┌─ Dataset content

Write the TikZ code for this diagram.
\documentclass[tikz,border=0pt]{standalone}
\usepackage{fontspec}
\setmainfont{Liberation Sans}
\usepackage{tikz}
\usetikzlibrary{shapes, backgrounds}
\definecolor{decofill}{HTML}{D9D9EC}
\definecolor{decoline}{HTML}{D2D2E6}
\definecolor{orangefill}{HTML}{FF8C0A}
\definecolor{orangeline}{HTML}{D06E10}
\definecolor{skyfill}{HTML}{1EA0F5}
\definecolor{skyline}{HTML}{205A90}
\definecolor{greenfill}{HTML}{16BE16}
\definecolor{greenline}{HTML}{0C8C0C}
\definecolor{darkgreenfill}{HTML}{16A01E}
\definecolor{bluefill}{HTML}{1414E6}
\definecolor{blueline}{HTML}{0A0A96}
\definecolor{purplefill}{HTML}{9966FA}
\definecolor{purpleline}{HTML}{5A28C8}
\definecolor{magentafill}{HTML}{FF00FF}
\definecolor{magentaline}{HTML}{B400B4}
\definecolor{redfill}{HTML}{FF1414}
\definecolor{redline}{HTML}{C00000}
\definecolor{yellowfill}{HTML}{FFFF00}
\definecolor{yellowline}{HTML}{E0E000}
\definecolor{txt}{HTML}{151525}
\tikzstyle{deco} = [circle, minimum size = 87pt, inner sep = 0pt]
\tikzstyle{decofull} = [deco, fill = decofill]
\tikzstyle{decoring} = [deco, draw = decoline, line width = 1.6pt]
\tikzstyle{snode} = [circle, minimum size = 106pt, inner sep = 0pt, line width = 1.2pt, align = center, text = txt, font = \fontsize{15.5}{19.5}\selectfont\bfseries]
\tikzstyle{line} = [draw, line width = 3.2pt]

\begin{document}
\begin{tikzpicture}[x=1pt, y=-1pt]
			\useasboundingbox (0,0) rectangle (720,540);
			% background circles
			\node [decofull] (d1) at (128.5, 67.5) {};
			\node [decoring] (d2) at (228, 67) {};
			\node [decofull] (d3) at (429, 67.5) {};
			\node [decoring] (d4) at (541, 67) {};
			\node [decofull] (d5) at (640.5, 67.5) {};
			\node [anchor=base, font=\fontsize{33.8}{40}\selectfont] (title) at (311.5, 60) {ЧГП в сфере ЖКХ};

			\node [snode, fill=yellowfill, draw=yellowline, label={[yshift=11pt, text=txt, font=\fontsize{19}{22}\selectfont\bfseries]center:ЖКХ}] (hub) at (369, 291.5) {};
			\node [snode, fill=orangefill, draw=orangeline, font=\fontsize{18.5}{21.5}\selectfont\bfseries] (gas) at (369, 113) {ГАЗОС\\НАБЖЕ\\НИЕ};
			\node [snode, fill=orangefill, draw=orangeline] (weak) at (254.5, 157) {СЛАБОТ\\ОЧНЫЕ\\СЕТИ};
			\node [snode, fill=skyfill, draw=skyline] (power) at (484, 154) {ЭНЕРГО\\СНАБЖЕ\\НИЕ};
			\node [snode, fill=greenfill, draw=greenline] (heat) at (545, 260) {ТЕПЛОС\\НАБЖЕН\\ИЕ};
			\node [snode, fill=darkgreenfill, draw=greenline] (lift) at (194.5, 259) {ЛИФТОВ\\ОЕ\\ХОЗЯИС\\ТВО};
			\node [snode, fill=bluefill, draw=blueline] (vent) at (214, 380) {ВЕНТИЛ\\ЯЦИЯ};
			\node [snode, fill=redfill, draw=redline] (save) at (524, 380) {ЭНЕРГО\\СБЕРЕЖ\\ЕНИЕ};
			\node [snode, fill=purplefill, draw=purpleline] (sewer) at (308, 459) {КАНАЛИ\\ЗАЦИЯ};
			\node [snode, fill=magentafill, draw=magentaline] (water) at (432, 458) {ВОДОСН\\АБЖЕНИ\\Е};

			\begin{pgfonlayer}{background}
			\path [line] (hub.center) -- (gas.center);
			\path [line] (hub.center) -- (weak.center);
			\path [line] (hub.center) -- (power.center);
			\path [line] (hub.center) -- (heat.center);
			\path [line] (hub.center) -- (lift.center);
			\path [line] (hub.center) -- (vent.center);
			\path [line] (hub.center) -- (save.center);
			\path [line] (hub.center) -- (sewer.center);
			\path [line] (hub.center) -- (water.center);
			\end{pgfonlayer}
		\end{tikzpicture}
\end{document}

└─
┌─ Dataset content

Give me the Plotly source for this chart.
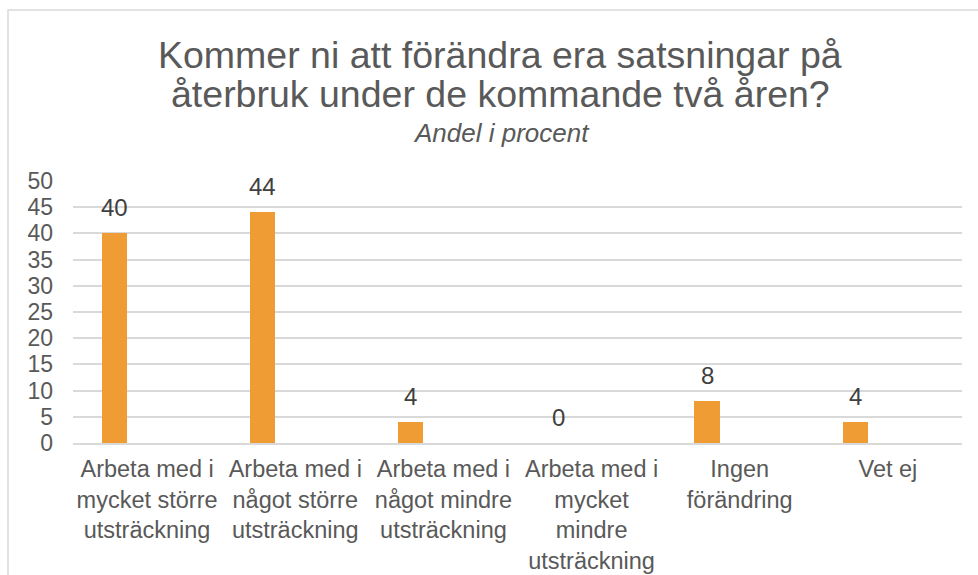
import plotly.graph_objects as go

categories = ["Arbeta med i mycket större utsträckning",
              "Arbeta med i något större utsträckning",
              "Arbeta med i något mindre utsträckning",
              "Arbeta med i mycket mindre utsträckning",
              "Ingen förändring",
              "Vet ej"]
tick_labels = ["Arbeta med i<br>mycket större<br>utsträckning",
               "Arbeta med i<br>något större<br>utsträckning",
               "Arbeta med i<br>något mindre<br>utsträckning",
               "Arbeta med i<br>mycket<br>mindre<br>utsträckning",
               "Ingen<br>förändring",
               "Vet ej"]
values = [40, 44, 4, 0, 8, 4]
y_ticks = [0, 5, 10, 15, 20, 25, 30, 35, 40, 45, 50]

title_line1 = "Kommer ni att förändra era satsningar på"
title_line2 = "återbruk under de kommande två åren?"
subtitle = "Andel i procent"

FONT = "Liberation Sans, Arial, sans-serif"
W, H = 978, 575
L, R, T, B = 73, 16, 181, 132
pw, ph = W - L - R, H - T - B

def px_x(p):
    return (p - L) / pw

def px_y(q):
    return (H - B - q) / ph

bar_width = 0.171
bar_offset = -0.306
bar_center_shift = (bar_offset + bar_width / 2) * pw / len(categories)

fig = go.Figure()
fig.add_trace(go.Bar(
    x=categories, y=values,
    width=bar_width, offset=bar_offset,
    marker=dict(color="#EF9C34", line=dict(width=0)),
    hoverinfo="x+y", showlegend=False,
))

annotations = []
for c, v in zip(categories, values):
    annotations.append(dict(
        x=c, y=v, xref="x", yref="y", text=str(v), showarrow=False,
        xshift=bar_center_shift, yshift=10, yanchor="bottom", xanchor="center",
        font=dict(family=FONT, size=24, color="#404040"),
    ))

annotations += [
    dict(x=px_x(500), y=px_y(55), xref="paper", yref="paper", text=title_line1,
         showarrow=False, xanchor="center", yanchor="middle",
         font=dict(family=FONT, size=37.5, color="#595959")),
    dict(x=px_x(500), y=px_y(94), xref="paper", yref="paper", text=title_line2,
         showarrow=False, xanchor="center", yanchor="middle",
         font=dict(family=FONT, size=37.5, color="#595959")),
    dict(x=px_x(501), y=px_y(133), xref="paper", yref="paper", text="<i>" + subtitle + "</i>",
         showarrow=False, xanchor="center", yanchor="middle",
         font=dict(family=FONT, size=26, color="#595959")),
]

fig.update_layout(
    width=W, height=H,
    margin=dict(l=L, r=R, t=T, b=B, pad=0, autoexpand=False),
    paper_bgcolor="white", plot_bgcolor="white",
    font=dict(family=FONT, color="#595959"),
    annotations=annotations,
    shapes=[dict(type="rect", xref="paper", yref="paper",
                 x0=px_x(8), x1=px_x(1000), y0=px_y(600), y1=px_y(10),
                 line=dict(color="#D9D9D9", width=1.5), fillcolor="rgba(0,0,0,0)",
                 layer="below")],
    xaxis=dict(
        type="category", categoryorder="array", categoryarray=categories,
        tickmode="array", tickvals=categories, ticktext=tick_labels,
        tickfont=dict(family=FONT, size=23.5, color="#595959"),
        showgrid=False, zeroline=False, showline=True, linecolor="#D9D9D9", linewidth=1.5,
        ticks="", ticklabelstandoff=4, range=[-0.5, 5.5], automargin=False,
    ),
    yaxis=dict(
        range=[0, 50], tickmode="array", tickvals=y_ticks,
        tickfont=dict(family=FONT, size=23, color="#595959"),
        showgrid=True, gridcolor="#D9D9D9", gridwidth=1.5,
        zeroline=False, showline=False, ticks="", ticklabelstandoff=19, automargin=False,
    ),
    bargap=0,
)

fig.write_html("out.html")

└─

Work instructions – Repeat word for word the lines from the line containing "Write the TikZ code for this diagram." to the line containing "at (311.5, 60)", both lines included; nothing else should appear.

Full response –
Write the TikZ code for this diagram.
\documentclass[tikz,border=0pt]{standalone}
\usepackage{fontspec}
\setmainfont{Liberation Sans}
\usepackage{tikz}
\usetikzlibrary{shapes, backgrounds}
\definecolor{decofill}{HTML}{D9D9EC}
\definecolor{decoline}{HTML}{D2D2E6}
\definecolor{orangefill}{HTML}{FF8C0A}
\definecolor{orangeline}{HTML}{D06E10}
\definecolor{skyfill}{HTML}{1EA0F5}
\definecolor{skyline}{HTML}{205A90}
\definecolor{greenfill}{HTML}{16BE16}
\definecolor{greenline}{HTML}{0C8C0C}
\definecolor{darkgreenfill}{HTML}{16A01E}
\definecolor{bluefill}{HTML}{1414E6}
\definecolor{blueline}{HTML}{0A0A96}
\definecolor{purplefill}{HTML}{9966FA}
\definecolor{purpleline}{HTML}{5A28C8}
\definecolor{magentafill}{HTML}{FF00FF}
\definecolor{magentaline}{HTML}{B400B4}
\definecolor{redfill}{HTML}{FF1414}
\definecolor{redline}{HTML}{C00000}
\definecolor{yellowfill}{HTML}{FFFF00}
\definecolor{yellowline}{HTML}{E0E000}
\definecolor{txt}{HTML}{151525}
\tikzstyle{deco} = [circle, minimum size = 87pt, inner sep = 0pt]
\tikzstyle{decofull} = [deco, fill = decofill]
\tikzstyle{decoring} = [deco, draw = decoline, line width = 1.6pt]
\tikzstyle{snode} = [circle, minimum size = 106pt, inner sep = 0pt, line width = 1.2pt, align = center, text = txt, font = \fontsize{15.5}{19.5}\selectfont\bfseries]
\tikzstyle{line} = [draw, line width = 3.2pt]

\begin{document}
\begin{tikzpicture}[x=1pt, y=-1pt]
			\useasboundingbox (0,0) rectangle (720,540);
			% background circles
			\node [decofull] (d1) at (128.5, 67.5) {};
			\node [decoring] (d2) at (228, 67) {};
			\node [decofull] (d3) at (429, 67.5) {};
			\node [decoring] (d4) at (541, 67) {};
			\node [decofull] (d5) at (640.5, 67.5) {};
			\node [anchor=base, font=\fontsize{33.8}{40}\selectfont] (title) at (311.5, 60) {ЧГП в сфере ЖКХ};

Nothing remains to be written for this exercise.